Séisme électoral en Espagne, percée de Podemos, recul des grands partis, fin du bipartisme

Séisme électoral en Espagne, percée de Podemos, recul des grands partis, fin du bipartisme

Arrivé en tête, dimanche soir, avec un faible score qui le place loin de la majorité absolue, le Parti populaire (droite) de Mariano Rajoy va avoir beaucoup de mal à former un nouveau gouvernement. Le Parti populaire (123 sièges, 28,72%) et le Parti socialiste ouvrier (90 sièges, 22%) ont à peine recueilli, à eux deux, la moitié des suffrages (50,72%), et Podemos (anti-austérité), mené par le jeune Pablo Iglesias, remporte 69 sièges avec 20,6% des voix. Les deux « grands » partis réalisent les plus mauvais scores de leur histoire récente.

Et donc, après 32 ans de bipartisme et de l’alternance au Palais de la Moncloa entre PP et PSOE, la formation de  gauche radicale issue du mouvement des Indignés fait une entrée remarquée au parlement. Et elle n’est pas la seule, puisque le parti centriste Ciudadanos, dirigé par Albert Rivera, a obtenu 40 sièges et 14% des suffrages.

Le nombre d'indécis avait atteint des records. Certains ont hésité jusqu’au dernier moment à accorder leur confiance à l'un des deux nouveaux partis. Podemos et Ciudadanos ont émergé à la faveur d'une crise sans précédent, qui a secoué non seulement l'économie mais aussi les institutions, ternies par la corruption touchant l'ensemble de l'establishment : partis traditionnels, grandes entreprises, syndicats, et même une fille du roi Juan Carlos.

Les deux partis traditionnellement au pouvoir paient le prix de l’usure du pouvoir et de la crise économique sans précédent qui a frappé l’Espagne et contraint ses dirigeants à prendre des mesures draconiennes dans un pays où 20% de la population active est au chômage et où 50% des jeunes en âge de travailler sont chômeurs.

Et maintenant ?

Avec 63 sièges de moins par rapport à 2011 et son pire score depuis 1993, le PP et Mariano Rajoy auront bien du mal à réunir une majorité pour gouverner. Ils ont vaincu certes, arrivés les premiers, mais le coup de semonce s’est transformé en coup de massue…  Le scénario de morcellement redouté par beaucoup s'est finalement produit.

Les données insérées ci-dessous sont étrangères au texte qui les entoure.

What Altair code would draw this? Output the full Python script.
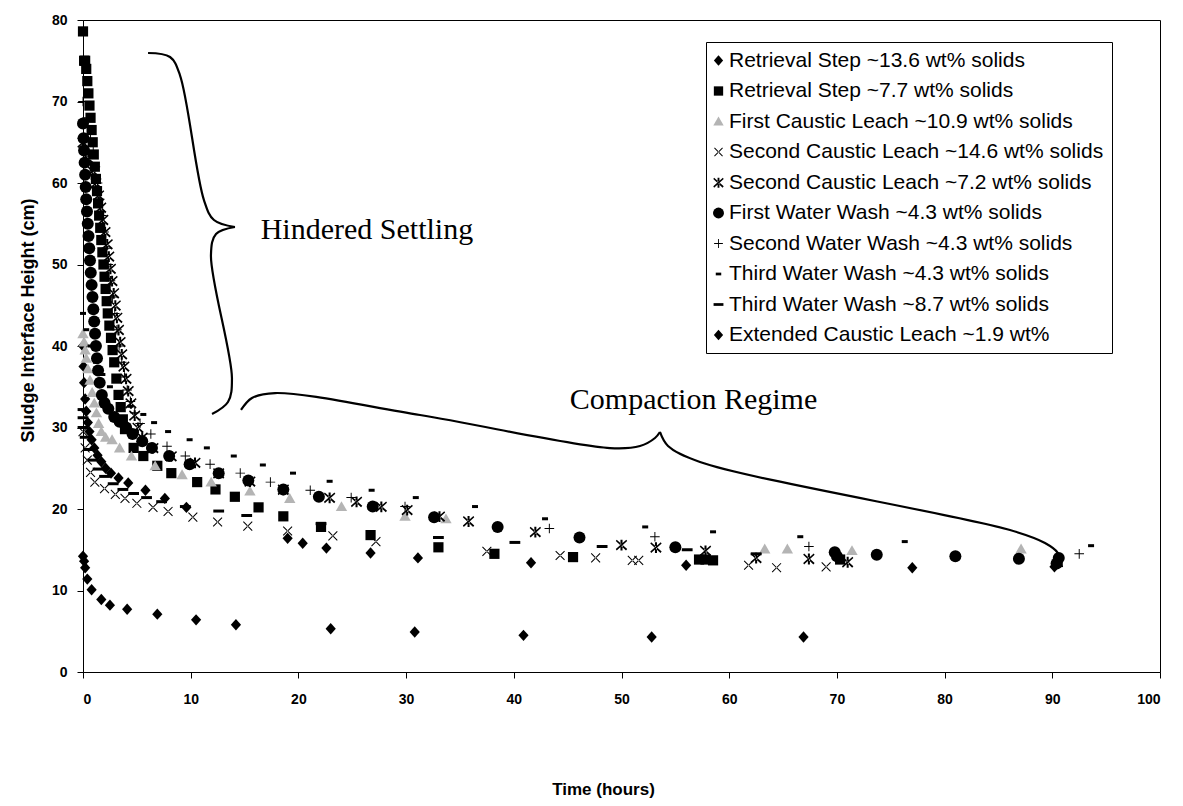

Les Espagnols ont voulu renouveler leur classe politique, mais ne sont pas allés assez loin pour changer radicalement la donne.

« Je vais essayer de former un gouvernement, un gouvernement stable, mais ce ne sera pas facile », a déclaré M. Rajoy dans un bref discours sans grand espoir ni enthousiasme débordant. Il sait sa tâche presque impossible. Lors de la première session d’investiture, attendue en février, il ne pourra pas obtenir la majorité absolue des voix, nécessaire pour approuver son gouvernement.

Dans la nouvelle configuration législative, le PP, avec Ciudadanos, n'aurait que 163 sièges, or la majorité est à 176. Et un bloc PSOE-Podemos n'obtiendrait que 159 sièges. Une autre possibilité serait une alliance « tripartite » de Podemos et Ciudadanos avec les socialistes (199 sièges) pour imposer un « changement » au gouvernement, un scénario compliqué et laborieux.

Pablo Iglesias a déjà exigé des mesures d'urgence sociale, qui ne peuvent être retardées selon lui, passant par une réforme constitutionnelle garantissant l'inaliénabilité du droit au logement, à la Santé et à l'Education notamment. Albert Rivera  a lui insisté sur la centralité de sa formation, la seule capable de dialoguer avec les extrêmes.

Bien que le système politique espagnol ne fixe pas de date butoir pour la formation d’un gouvernement, si une majorité ne se dégage pas  dans les semaines qui viennent, l’Espagne irait très certainement vers de nouvelles élections, probablement avant le début de l’été. La crise politique point à l’horizon.